QRS: Epsilon Wrangling
3 comments
·July 9, 2025o11c
kragen
Plausibly this approach is trivial to understand and implements full regexes, but it is slower than the NFA or DFA approach: http://canonical.org/~kragen/sw/dev3/redl.py
PEGs are in some ways more powerful than regexes, and in other ways less powerful, but usually the former matter more. This is not trivial to understand but I think it's not that hard either; it's a page of code: https://github.com/kragen/peg-bootstrap/blob/master/peg.md
That version doesn't memoize and so doesn't enjoy Packrat parsing's linear-time guarantee, but you can easily modify it to do so.
Another subset of regexes that's easy to understand is this single-page pattern matcher by Rob Pike from TPOP: https://www.cs.princeton.edu/courses/archive/spr09/cos333/be... which is enormously less code than my single-page PEG parser generator above. But then, it doesn't have to compile itself.
o11c
Unfortunately, neither "waste time" nor "waste space" are approaches worth pursuing.
We already have too many programs being written that are too simple and thus slow and/or wrong. We need to write code that is as simple as possible, but no simpler.
I also have been playing with regexes recently. One observation that I've made: if you're willing to setting for something slightly weaker than regexes, you can make your code trivial to understand (and go straight to a DFA instead of going through NFA). AFAICT the only "hard" case (which I'm erroring out on) involves things like /(AB)+|(AC)+/ (where A, B, and C are arbitrarily complex patterns), since everything else can be easily simplified. And at least for the contexts I care about, that kind of regex is exceptionally rare.

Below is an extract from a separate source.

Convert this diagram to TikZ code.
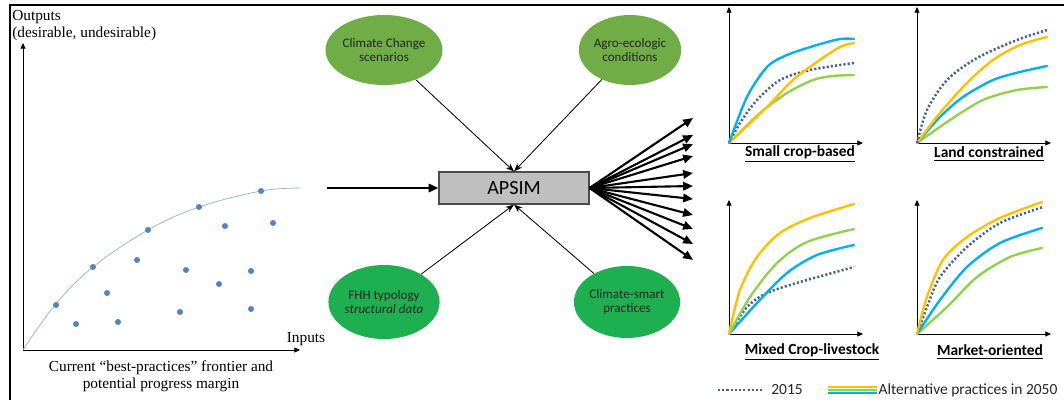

... I probably should actually read the papers on how to do it properly though. Last time I tried, I got stuck in a tangle of "why does C make efficient hashmaps so hard!" - this time, I'm avoiding C until I have a fully-tested prototype (current status: 1.0KLoC logic, 0.5KLoC comments, 4.4KLoC test suite, 40% tests failing after a recent refactor [edit: I forgot Python enums don't compare equal to integers], 100% of the time being annoyed at how stupidly slow Python is if you use obscure programming features like "loops", "strings", "branching", or "functions").